Au lieu de devoir rendre des comptes pour avoir mis au point ou utilisé des techniques d’interrogatoire « renforcées », le Dr Mitchell et le Dr Jessen ont reçu $ 81 millions de $ jusqu’à la résiliation de leur contrat en 2009. L’ancien agent de la CIA John Kiriakou a été condamné à 30 mois de prison après avoir révélé le programme de torture lors d’une interview sur ABC News. Kiriakou a été accusé d’avoir violé l’Intelligence Identities Protection Act (Loi de protection de l’identité d’agents du renseignement) de 1982 en donnant la carte de visite de Deuce Martinez au reporter du New York Times Scott Shane.
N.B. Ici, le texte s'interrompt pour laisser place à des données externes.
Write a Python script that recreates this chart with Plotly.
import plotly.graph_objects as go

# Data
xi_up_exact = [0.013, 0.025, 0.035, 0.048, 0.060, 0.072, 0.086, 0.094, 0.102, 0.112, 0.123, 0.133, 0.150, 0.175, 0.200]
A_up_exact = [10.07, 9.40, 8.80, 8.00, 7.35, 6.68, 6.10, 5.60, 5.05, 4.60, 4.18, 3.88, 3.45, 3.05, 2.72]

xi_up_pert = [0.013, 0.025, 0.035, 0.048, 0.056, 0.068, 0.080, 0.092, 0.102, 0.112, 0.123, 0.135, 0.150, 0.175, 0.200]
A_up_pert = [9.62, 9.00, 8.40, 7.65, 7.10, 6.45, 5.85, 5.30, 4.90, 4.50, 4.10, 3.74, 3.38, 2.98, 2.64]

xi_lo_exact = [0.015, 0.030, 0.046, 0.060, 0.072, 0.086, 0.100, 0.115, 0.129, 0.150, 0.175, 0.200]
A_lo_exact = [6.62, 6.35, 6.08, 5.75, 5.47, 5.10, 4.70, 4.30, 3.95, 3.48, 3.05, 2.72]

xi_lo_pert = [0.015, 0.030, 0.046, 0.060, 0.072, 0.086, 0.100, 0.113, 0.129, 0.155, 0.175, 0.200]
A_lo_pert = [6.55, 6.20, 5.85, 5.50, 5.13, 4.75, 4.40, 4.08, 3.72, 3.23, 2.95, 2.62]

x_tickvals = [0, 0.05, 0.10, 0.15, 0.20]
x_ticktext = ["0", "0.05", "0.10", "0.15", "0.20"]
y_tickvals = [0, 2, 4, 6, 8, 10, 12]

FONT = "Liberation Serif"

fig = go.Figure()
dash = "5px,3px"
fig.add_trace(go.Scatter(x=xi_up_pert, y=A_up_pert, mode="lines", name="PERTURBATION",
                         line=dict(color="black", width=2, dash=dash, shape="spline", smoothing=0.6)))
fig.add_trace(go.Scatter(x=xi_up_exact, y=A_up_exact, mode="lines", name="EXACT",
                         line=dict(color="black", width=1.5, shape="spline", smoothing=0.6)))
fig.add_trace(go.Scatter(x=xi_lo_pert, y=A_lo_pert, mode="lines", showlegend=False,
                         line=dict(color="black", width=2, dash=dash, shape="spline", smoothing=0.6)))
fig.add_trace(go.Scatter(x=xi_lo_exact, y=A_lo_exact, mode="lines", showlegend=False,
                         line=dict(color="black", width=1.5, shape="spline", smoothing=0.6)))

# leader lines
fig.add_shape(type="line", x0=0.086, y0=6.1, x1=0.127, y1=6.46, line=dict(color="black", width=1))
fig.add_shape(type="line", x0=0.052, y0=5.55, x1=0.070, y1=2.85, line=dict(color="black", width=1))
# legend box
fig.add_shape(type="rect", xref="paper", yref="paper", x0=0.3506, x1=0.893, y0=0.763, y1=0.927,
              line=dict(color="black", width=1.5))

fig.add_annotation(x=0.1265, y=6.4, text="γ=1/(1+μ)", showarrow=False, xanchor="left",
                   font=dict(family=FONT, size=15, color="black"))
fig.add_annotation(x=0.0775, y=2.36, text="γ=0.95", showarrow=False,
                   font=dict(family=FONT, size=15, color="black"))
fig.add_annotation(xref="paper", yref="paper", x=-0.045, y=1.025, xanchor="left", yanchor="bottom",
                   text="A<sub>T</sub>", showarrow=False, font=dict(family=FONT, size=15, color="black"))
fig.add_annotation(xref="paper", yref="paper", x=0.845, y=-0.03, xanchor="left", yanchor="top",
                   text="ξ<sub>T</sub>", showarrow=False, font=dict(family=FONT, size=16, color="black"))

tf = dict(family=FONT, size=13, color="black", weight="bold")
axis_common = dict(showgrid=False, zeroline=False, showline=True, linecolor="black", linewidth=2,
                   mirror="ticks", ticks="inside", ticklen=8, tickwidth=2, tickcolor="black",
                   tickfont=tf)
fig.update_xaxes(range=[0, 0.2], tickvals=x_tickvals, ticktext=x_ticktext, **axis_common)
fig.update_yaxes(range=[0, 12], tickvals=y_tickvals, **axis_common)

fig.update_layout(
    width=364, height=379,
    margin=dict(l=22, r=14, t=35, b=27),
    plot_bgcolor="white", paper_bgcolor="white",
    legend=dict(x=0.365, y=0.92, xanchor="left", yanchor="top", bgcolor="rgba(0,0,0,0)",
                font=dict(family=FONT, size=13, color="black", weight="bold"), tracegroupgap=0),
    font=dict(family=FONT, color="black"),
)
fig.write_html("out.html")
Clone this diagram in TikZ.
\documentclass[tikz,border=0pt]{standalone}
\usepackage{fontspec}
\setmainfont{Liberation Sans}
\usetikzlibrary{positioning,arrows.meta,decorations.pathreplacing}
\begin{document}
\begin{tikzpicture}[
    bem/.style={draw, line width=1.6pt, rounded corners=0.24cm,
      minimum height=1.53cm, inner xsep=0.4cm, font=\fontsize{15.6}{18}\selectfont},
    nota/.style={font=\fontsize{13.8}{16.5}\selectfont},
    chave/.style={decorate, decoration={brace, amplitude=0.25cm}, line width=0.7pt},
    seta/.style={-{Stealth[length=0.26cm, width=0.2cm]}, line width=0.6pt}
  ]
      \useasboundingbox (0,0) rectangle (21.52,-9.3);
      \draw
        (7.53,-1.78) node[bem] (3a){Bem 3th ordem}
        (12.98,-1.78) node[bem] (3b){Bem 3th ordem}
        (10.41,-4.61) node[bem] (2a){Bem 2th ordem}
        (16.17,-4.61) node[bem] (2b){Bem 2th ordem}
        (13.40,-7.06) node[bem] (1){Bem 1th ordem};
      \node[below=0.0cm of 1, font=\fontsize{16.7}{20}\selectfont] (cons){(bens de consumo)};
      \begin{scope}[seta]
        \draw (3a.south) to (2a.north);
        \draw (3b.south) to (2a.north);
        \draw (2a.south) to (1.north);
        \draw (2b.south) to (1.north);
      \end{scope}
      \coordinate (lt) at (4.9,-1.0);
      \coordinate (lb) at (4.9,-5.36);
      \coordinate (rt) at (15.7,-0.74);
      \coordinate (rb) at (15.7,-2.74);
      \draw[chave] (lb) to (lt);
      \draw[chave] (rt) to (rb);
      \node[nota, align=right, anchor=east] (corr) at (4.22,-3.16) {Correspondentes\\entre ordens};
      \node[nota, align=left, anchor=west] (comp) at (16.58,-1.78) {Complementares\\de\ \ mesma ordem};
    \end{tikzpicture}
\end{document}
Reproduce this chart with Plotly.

Martinez avait été un interrogateur de la CIA travaillant pour Mitchell Jessen and Associates.
Tout en dénonçant les mensonges de la CIA sur la neutralisation d’attentats terroristes, la localisation d’Oussama ben Laden, et le sauvetage de vies grâce à l’utilisation de la torture, la Commission a omis de citer les pires atrocités commises en notre nom. Agissant en toute impunité, la CIA traîne une histoire sordide de décennies d’enlèvements, de tortures et d’assassinats, dont ne voit pas la fin.